I think it’s important to note that just because Fatima Ro changed the ending in her fictional retelling of the events does not make up for how she acted in reality, and even if she had permission from Jonah to retell his story and to redeem him within it, she did not have permission or consent from anyone else involved. The story isn’t ethical, more so because the book includes many intimate details of the character’s lives. 

The whole idea of writing a retelling of real life events to go back and fix your mistakes is good when it can be therapeutic and help you process your grief like it did in Fatima’s first book. But it isn’t healthy when all the main characters are alive and directly implied under the guise of fiction, it doesn’t change anything in reality, the people involved are still emotionally hurt, traumatized, betrayed or literally brain dead because of her actions, and you could argue that publishing the book itself was another mistake that she can’t change. 

There’s no argument there for her writing as a way to process and fix what happened, because her doing that still doesn’t change anything in the real world and she still hadn’t talked to any of the real people involved despite writing out a different ending. You can’t act like that’s the ending you want while also actively not reaching out to fix things with the real people that you hurt. 

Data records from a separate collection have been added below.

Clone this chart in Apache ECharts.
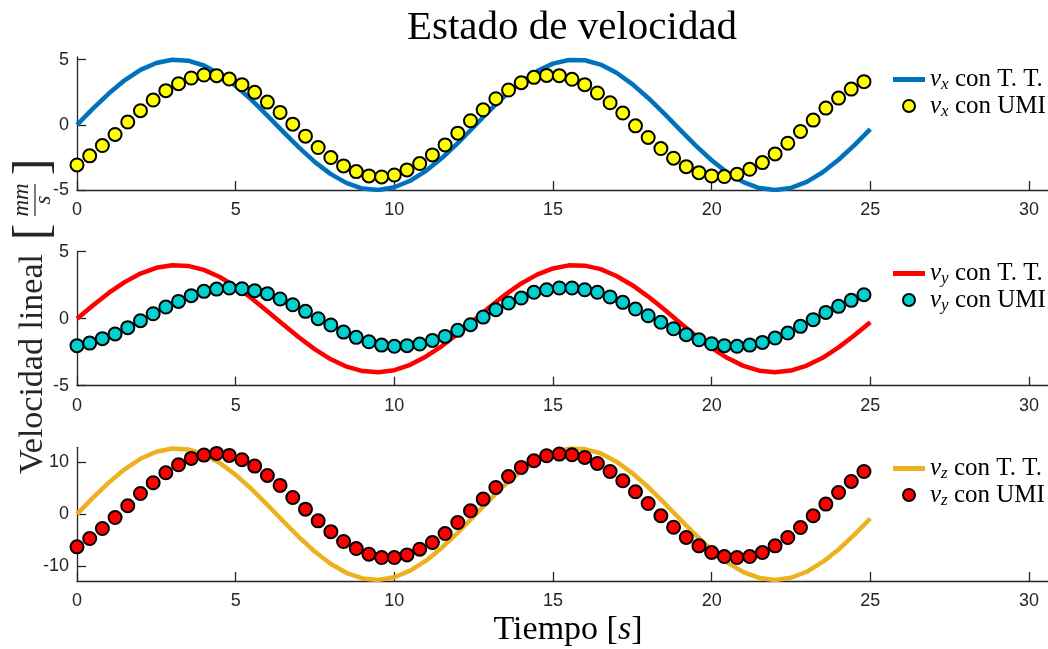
<!DOCTYPE html>
<html>
<head>
<meta charset="utf-8">
<script src="https://cdn.jsdelivr.net/npm/echarts@6/dist/echarts.min.js"></script>
<style>
  html, body { margin: 0; padding: 0; background: #fff; }
  #chart { width: 1048px; height: 649px; }
</style>
</head>
<body>
<div id="chart"></div>
<script>
// Time samples (s)
const tTT = [0,0.5,1,1.5,2,2.5,3,3.5,4,4.5,5,5.5,6,6.5,7,7.5,8,8.5,9,9.5,10,10.5,11,11.5,12,12.5,13,13.5,14,14.5,15,15.5,16,16.5,17,17.5,18,18.5,19,19.5,20,20.5,21,21.5,22,22.5,23,23.5,24,24.5,25];
const tUMI = [0,0.4,0.8,1.2,1.6,2,2.4,2.8,3.2,3.6,4,4.4,4.8,5.2,5.6,6,6.4,6.8,7.2,7.6,8,8.4,8.8,9.2,9.6,10,10.4,10.8,11.2,11.6,12,12.4,12.8,13.2,13.6,14,14.4,14.8,15.2,15.6,16,16.4,16.8,17.2,17.6,18,18.4,18.8,19.2,19.6,20,20.4,20.8,21.2,21.6,22,22.4,22.8,23.2,23.6,24,24.4,24.8];

// Velocity with T. T. (mm/s)
const vxTT = [0,1.24,2.40,3.41,4.21,4.74,4.99,4.92,4.55,3.89,2.99,1.91,0.71,-0.54,-1.75,-2.86,-3.78,-4.47,-4.89,-5.00,-4.79,-4.29,-3.53,-2.55,-1.40,-0.17,1.08,2.25,3.28,4.12,4.69,4.97,4.95,4.62,3.99,3.12,2.06,0.87,-0.37,-1.60,-2.72,-3.68,-4.40,-4.85,-5.00,-4.84,-4.38,-3.64,-2.68,-1.56,-0.33];
const vyTT = [0,0.99,1.92,2.73,3.37,3.80,3.99,3.94,3.64,3.11,2.39,1.53,0.56,-0.43,-1.40,-2.29,-3.03,-3.58,-3.91,-4.00,-3.84,-3.44,-2.82,-2.04,-1.12,-0.13,0.86,1.80,2.63,3.29,3.75,3.98,3.96,3.70,3.19,2.50,1.65,0.70,-0.30,-1.28,-2.18,-2.94,-3.52,-3.88,-4.00,-3.87,-3.50,-2.92,-2.14,-1.24,-0.26];
const vzTT = [0,3.11,6.04,8.59,10.60,11.96,12.56,12.40,11.45,9.80,7.53,4.81,1.78,-1.36,-4.42,-7.21,-9.54,-11.28,-12.32,-12.59,-12.08,-10.82,-8.90,-6.43,-3.52,-0.42,2.71,5.68,8.28,10.37,11.82,12.52,12.46,11.66,10.05,7.86,5.19,2.19,-0.95,-4.02,-6.85,-9.27,-11.09,-12.22,-12.60,-12.18,-11.03,-9.15,-6.77,-3.92,-0.83];

// Velocity with UMI (mm/s)
const vxUMI = [-3.08,-2.38,-1.59,-0.74,0.21,1.08,1.90,2.62,3.15,3.59,3.82,3.77,3.51,3.08,2.49,1.74,0.95,0.05,-0.87,-1.74,-2.51,-3.15,-3.59,-3.92,-4.00,-3.85,-3.46,-2.97,-2.31,-1.54,-0.64,0.31,1.15,2.00,2.67,3.23,3.64,3.79,3.77,3.49,3.08,2.44,1.69,0.90,-0.08,-0.97,-1.82,-2.56,-3.21,-3.67,-3.92,-3.97,-3.79,-3.41,-2.90,-2.23,-1.41,-0.51,0.36,1.28,2.05,2.74,3.31];
const vyUMI = [-2.01,-1.82,-1.49,-1.14,-0.67,-0.15,0.37,0.87,1.29,1.72,2.04,2.21,2.29,2.24,2.09,1.87,1.47,1.04,0.55,0.00,-0.47,-1.00,-1.39,-1.72,-1.97,-2.06,-2.01,-1.89,-1.62,-1.32,-0.87,-0.45,0.12,0.67,1.17,1.54,1.97,2.16,2.29,2.29,2.16,1.97,1.62,1.22,0.72,0.22,-0.27,-0.75,-1.19,-1.57,-1.87,-2.01,-2.06,-1.97,-1.77,-1.44,-1.07,-0.57,-0.07,0.47,0.92,1.37,1.79];
const vzUMI = [-6.26,-4.66,-2.75,-0.64,1.60,3.96,6.01,7.92,9.46,10.67,11.31,11.63,11.25,10.42,9.20,7.41,5.50,3.19,0.96,-1.28,-3.35,-5.24,-6.58,-7.67,-8.31,-8.31,-7.80,-6.71,-5.43,-3.71,-1.60,0.64,2.88,5.11,7.22,8.95,10.22,11.18,11.50,11.37,10.86,9.71,8.18,6.39,4.28,2.04,-0.32,-2.50,-4.47,-6.07,-7.35,-8.12,-8.31,-8.12,-7.35,-6.07,-4.47,-2.56,-0.32,1.92,4.15,6.26,8.18];

// Tick labels
const xTicks = [0, 5, 10, 15, 20, 25, 30];
const yTicksXY = [-5, 0, 5];
const yTicksZ = [-10, 0, 10];

const AX = '#262626';
const SERIF = 'Liberation Serif';
const SANS = 'Liberation Sans';

const pair = (xs, ys) => xs.map((x, i) => [x, ys[i]]);

const grids = [
  { left: 77, right: 0, top: 57, height: 133 },
  { left: 77, right: 0, top: 251.7, height: 134 },
  { left: 77, right: 0, top: 447.3, height: 133.7 }
];

function xAxisFor(i) {
  return {
    type: 'value', gridIndex: i, min: 0, max: 30.6,
    axisLine: { show: true, onZero: false, lineStyle: { color: AX, width: 1.3 } },
    axisTick: { show: true, inside: true, length: 9, customValues: xTicks, lineStyle: { color: AX, width: 1.3 } },
    axisLabel: { customValues: xTicks, color: AX, fontFamily: SANS, fontSize: 18, margin: 11 },
    splitLine: { show: false }
  };
}
function yAxisFor(i, min, max, ticks) {
  return {
    type: 'value', gridIndex: i, min: min, max: max,
    axisLine: { show: true, onZero: false, lineStyle: { color: AX, width: 1.3 } },
    axisTick: { show: true, inside: true, length: 9, customValues: ticks, lineStyle: { color: AX, width: 1.3 } },
    axisLabel: { customValues: ticks, color: AX, fontFamily: SANS, fontSize: 18, margin: 8 },
    splitLine: { show: false }
  };
}

function lineSeries(name, i, ys, color) {
  return {
    name: name, type: 'line', xAxisIndex: i, yAxisIndex: i,
    data: pair(tTT, ys), symbol: 'none', smooth: false,
    color: color, itemStyle: { color: color },
    lineStyle: { color: color, width: 4.5, join: 'round' }, z: 2
  };
}
function dotSeries(name, i, ys, color) {
  return {
    name: name, type: 'scatter', xAxisIndex: i, yAxisIndex: i,
    data: pair(tUMI, ys), symbol: 'circle', symbolSize: 13,
    itemStyle: { color: color, borderColor: '#000', borderWidth: 2, opacity: 1 }, z: 3
  };
}

const legendRich = {
  v: { fontFamily: SERIF, fontStyle: 'italic', fontSize: 25, lineHeight: 28, color: '#000' },
  s: { fontFamily: SERIF, fontStyle: 'italic', fontSize: 17, lineHeight: 17, verticalAlign: 'bottom', color: '#000' },
  t: { fontFamily: SERIF, fontSize: 25, lineHeight: 28, color: '#000' }
};
// Thick bar used as the legend key of the solid lines
const BAR_ICON = 'path://M0,0H32V5H0Z';
function legendFor(lineName, dotName, top) {
  return {
    data: [{ name: lineName, icon: BAR_ICON }, { name: dotName }],
    orient: 'vertical', left: 893, top: top,
    itemWidth: 32, itemHeight: 12, itemGap: 0, padding: 0,
    selectedMode: false, symbolKeepAspect: true,
    formatter: function (n) {
      const m = n.match(/^v(\w) (.*)$/);
      return '{v|v}{s|' + m[1] + '}{t| ' + m[2] + '}';
    },
    textStyle: { rich: legendRich }
  };
}

const option = {
  animation: false,
  backgroundColor: '#fff',
  title: {
    text: 'Estado de velocidad', left: 567, top: 3, textAlign: 'center',
    textStyle: { fontFamily: SERIF, fontSize: 41, fontWeight: 'normal', color: '#000' }
  },
  grid: grids,
  xAxis: [xAxisFor(0), xAxisFor(1), xAxisFor(2)],
  yAxis: [
    yAxisFor(0, -5, 5.2, yTicksXY),
    yAxisFor(1, -5, 5, yTicksXY),
    yAxisFor(2, -12.8, 12.8, yTicksZ)
  ],
  legend: [
    legendFor('vx con T. T.', 'vx con UMI', 67),
    legendFor('vy con T. T.', 'vy con UMI', 261),
    legendFor('vz con T. T.', 'vz con UMI', 456)
  ],
  series: [
    lineSeries('vx con T. T.', 0, vxTT, '#0072BD'),
    dotSeries('vx con UMI', 0, vxUMI, '#FFFF00'),
    lineSeries('vy con T. T.', 1, vyTT, '#FF0000'),
    dotSeries('vy con UMI', 1, vyUMI, '#00D0D0'),
    lineSeries('vz con T. T.', 2, vzTT, '#EDB120'),
    dotSeries('vz con UMI', 2, vzUMI, '#FF0000')
  ],
  graphic: [
    // x label
    {
      type: 'text', x: 568, y: 630,
      style: {
        text: '{n|Tiempo [}{i|s}{n|]}', textAlign: 'center', textVerticalAlign: 'middle',
        rich: {
          n: { fontFamily: SERIF, fontSize: 34, color: AX },
          i: { fontFamily: SERIF, fontStyle: 'italic', fontSize: 34, color: AX }
        }
      }
    },
    // y label, read bottom to top
    {
      type: 'text', x: 33, y: 364, rotation: Math.PI / 2,
      style: { text: 'Velocidad lineal', fontFamily: SERIF, fontSize: 34, fill: AX, textAlign: 'center', textVerticalAlign: 'middle' }
    },
    {
      type: 'text', x: 34, y: 232, rotation: Math.PI / 2,
      style: { text: '[', fontFamily: SERIF, fontSize: 50, fill: AX, textAlign: 'center', textVerticalAlign: 'middle' }
    },
    {
      type: 'text', x: 22, y: 200, rotation: Math.PI / 2,
      style: { text: 'mm', fontFamily: SERIF, fontStyle: 'italic', fontSize: 23, fill: AX, textAlign: 'center', textVerticalAlign: 'middle' }
    },
    {
      type: 'line', shape: { x1: 35, y1: 184, x2: 35, y2: 216 },
      style: { stroke: AX, lineWidth: 1.2 }
    },
    {
      type: 'text', x: 44, y: 200, rotation: Math.PI / 2,
      style: { text: 's', fontFamily: SERIF, fontStyle: 'italic', fontSize: 23, fill: AX, textAlign: 'center', textVerticalAlign: 'middle' }
    },
    {
      type: 'text', x: 34, y: 167, rotation: Math.PI / 2,
      style: { text: ']', fontFamily: SERIF, fontSize: 50, fill: AX, textAlign: 'center', textVerticalAlign: 'middle' }
    }
  ]
};

const chart = echarts.init(document.getElementById('chart'), null, { renderer: 'canvas' });
chart.setOption(option);
</script>
</body>
</html>
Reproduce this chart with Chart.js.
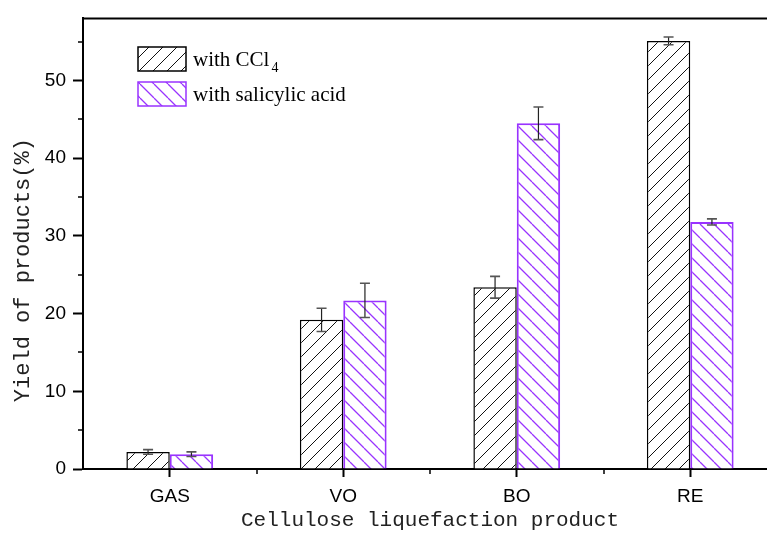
<!DOCTYPE html>
<html>
<head>
<meta charset="utf-8">
<script src="https://cdn.jsdelivr.net/npm/chart.js@4.4.1/dist/chart.umd.min.js"></script>
<style>
  html, body { margin: 0; padding: 0; background: #fff; overflow: hidden; }
  #wrap { width: 767px; height: 542px; overflow: hidden; }
</style>
</head>
<body>
<div id="wrap"><canvas id="yieldChart" width="790" height="542"></canvas></div>
<script>
// donnees
const categories = ['GAS', 'VO', 'BO', 'RE']
const ccl4Values = [2.2, 19.2, 23.4, 55.1]
const ccl4Errors = [0.3, 1.5, 1.4, 0.5]
const salicylicValues = [1.9, 21.7, 44.5, 31.8]
const salicylicErrors = [0.3, 2.2, 2.1, 0.4]
const yTicks = [0, 10, 20, 30, 40, 50]
const yMinorTicks = [5, 15, 25, 35, 45, 55]

const purple = '#9933ff'

// motif hachure : dir 1 = '/', dir -1 = '\'
function hatch(color, dir, size, lw) {
    const c = document.createElement('canvas')
    c.width = size
    c.height = size
    const g = c.getContext('2d')
    g.fillStyle = '#fff'
    g.fillRect(0, 0, size, size)
    g.strokeStyle = color
    g.lineWidth = lw
    g.beginPath()
    for (let k = -1; k <= 1; k++) {
        if (dir > 0) {
            g.moveTo(k * size, size)
            g.lineTo(k * size + size, 0)
        } else {
            g.moveTo(k * size, 0)
            g.lineTo(k * size + size, size)
        }
    }
    g.stroke()
    return g.createPattern(c, 'repeat')
}

const blackHatch = hatch('#111', 1, 14, 1)
const purpleHatch = hatch(purple, -1, 14, 1.3)

// barres d'erreur
const errorBars = {
    id: 'errorBars',
    afterDatasetsDraw(chart) {
        const ctx = chart.ctx
        const y = chart.scales.y
        chart.data.datasets.forEach((ds, i) => {
            const meta = chart.getDatasetMeta(i)
            meta.data.forEach((bar, j) => {
                const v = ds.data[j]
                const e = ds.errors[j]
                const top = y.getPixelForValue(v + e)
                const bot = y.getPixelForValue(v - e)
                ctx.save()
                ctx.strokeStyle = '#222'
                ctx.lineWidth = 1.2
                ctx.beginPath()
                ctx.moveTo(bar.x, top)
                ctx.lineTo(bar.x, bot)
                ctx.stroke()
                ctx.strokeStyle = '#555'
                ctx.lineWidth = 1.6
                ctx.beginPath()
                ctx.moveTo(bar.x - 5, top)
                ctx.lineTo(bar.x + 5, top)
                ctx.moveTo(bar.x - 5, bot)
                ctx.lineTo(bar.x + 5, bot)
                ctx.stroke()
                ctx.restore()
            })
        })
    }
}

// petites graduations + cadre du haut
const frame = {
    id: 'frame',
    afterDraw(chart) {
        const ctx = chart.ctx
        const a = chart.chartArea
        const x = chart.scales.x
        const y = chart.scales.y
        ctx.save()
        ctx.strokeStyle = '#000'
        ctx.lineWidth = 2
        ctx.beginPath()
        ctx.moveTo(a.left - 1, a.top)
        ctx.lineTo(a.right + 1, a.top)
        ctx.moveTo(a.right, a.top)
        ctx.lineTo(a.right, a.bottom)
        ctx.stroke()
        ctx.lineWidth = 1.5
        ctx.beginPath()
        yMinorTicks.forEach(v => {
            const py = Math.round(y.getPixelForValue(v))
            ctx.moveTo(a.left - 5, py)
            ctx.lineTo(a.left, py)
        })
        for (let i = 0; i < categories.length - 1; i++) {
            const px = Math.round((x.getPixelForValue(i) + x.getPixelForValue(i + 1)) / 2)
            ctx.moveTo(px, a.bottom)
            ctx.lineTo(px, a.bottom + 5)
        }
        ctx.stroke()
        ctx.restore()
    }
}

// legende dans la zone du graphique
const insideLegend = {
    id: 'insideLegend',
    afterDraw(chart) {
        const ctx = chart.ctx
        const items = [
            { fill: blackHatch, border: '#000', y: 47, text: 'with CCl', sub: '4' },
            { fill: purpleHatch, border: purple, y: 82, text: 'with salicylic acid', sub: '' }
        ]
        ctx.save()
        items.forEach(it => {
            ctx.fillStyle = it.fill
            ctx.fillRect(138, it.y, 48, 24)
            ctx.strokeStyle = it.border
            ctx.lineWidth = 1.5
            ctx.strokeRect(138, it.y, 48, 24)
            ctx.fillStyle = '#000'
            ctx.textBaseline = 'alphabetic'
            ctx.font = '21px "Liberation Serif", "Times New Roman", serif'
            ctx.fillText(it.text, 193, it.y + 19)
            if (it.sub) {
                const w = ctx.measureText(it.text).width
                ctx.font = '14px "Liberation Serif", "Times New Roman", serif'
                ctx.fillText(it.sub, 195 + w, it.y + 25)
            }
        })
        ctx.restore()
    }
}

new Chart(
    document.getElementById('yieldChart'),
    {
        type: 'bar',
        data: {
            labels: categories,
            datasets: [
                {
                    label: 'with CCl₄',
                    data: ccl4Values,
                    errors: ccl4Errors,
                    backgroundColor: blackHatch,
                    borderColor: '#000',
                    borderWidth: 1.5
                },
                {
                    label: 'with salicylic acid',
                    data: salicylicValues,
                    errors: salicylicErrors,
                    backgroundColor: purpleHatch,
                    borderColor: purple,
                    borderWidth: 2
                }
            ]
        },
        options: {
            responsive: false,
            animation: false,
            devicePixelRatio: 1,
            layout: { padding: { top: 14, right: 13, left: 0, bottom: 0 } },
            datasets: {
                bar: { categoryPercentage: 0.5, barPercentage: 1.0 }
            },
            scales: {
                x: {
                    afterFit: s => { s.height = 73 },
                    grid: { offset: false, drawOnChartArea: false, tickLength: 8, tickWidth: 2, color: '#000' },
                    border: { color: '#000', width: 2 },
                    ticks: {
                        color: '#000',
                        padding: 8,
                        font: { family: '"Liberation Sans", Arial, sans-serif', size: 19 }
                    },
                    title: {
                        display: true,
                        text: 'Cellulose liquefaction product',
                        color: '#222',
                        padding: { top: 0, bottom: 9 },
                        font: { family: '"Liberation Mono", "Courier New", monospace', size: 21 }
                    }
                },
                y: {
                    min: 0,
                    max: 58,
                    afterFit: s => { s.width = 83 },
                    afterBuildTicks: s => { s.ticks = yTicks.map(v => ({ value: v })) },
                    grid: { drawOnChartArea: false, tickLength: 10, tickWidth: 2, color: '#000' },
                    border: { color: '#000', width: 2 },
                    ticks: {
                        color: '#000',
                        padding: 7,
                        font: { family: '"Liberation Sans", Arial, sans-serif', size: 19 }
                    },
                    title: {
                        display: true,
                        text: 'Yield of products(%)    ',
                        color: '#222',
                        padding: { top: 10, bottom: 0 },
                        font: { family: '"Liberation Mono", "Courier New", monospace', size: 22 }
                    }
                }
            },
            plugins: {
                legend: { display: false },
                tooltip: { enabled: false }
            }
        },
        plugins: [errorBars, frame, insideLegend]
    }
)
</script>
</body>
</html>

It’s also very clear both in the fictional book and in reality that the author is in the wrong for associating herself with high schoolers and exploiting them to her own benefit. She took advantage of young people, pushed them into relationships and sexual activity, manipulated them into buying and doing things for her and tore their friend group apart. Then she just left, ghosted them all and later published all their secrets. It’s obvious that Fatima is not only wrong but guilty of taking advantage of her young fans. 

I liked the twist of everyone assuming Jonah was a victim before Penny found out the truth. I actually was confused when he was seen as the victim because it was definitely foreshadowed before that he wasn’t and I was even initially disappointed that he wasn’t going to be one of the abusers because I thought that would’ve been more interesting.

The fact that they did have some very sexual scenes between Jonah and Soleil even though it’s later revealed that he is a past assaulter is pretty out there. I feel really bad for Soleil because she was trying her best to be there for Jonah, support him through his recovery and help him be a survivor. He didn’t tell her the truth for so long and he just let her be with him in both a romantic and sexual context, which is unacceptable. If he wanted to do anything sexual with her, he should’ve told her first. 

Also the characters started a mini religion out of the Art of Human Connection because of Fatima Ro but they later found out the messages were based on a segment from some random Magazine on how to flirt. That was shocking but not surprising, of course she would plagiarize and have an army of teenagers following her before anyone found out.  

This only makes sense if you’ve read the book, but I don’t like Miri because she wouldn’t stop defending Fatima even when she was proven to be a terrible person in the eyes of the general public. Sometimes it’s hard for people to realize they’ve been manipulated but I think Miri understood what was happening but she thought because Fatima ‘fixed’ it in her book that it was okay. But that still isn’t okay and Miri isn’t the one who gets to decide that, which is why it’s even more annoying that she keeps arguing with Penny and Soleil. 

Overall I think this book had a good premise and surprising twists but it just fell flat when it came to the delivery.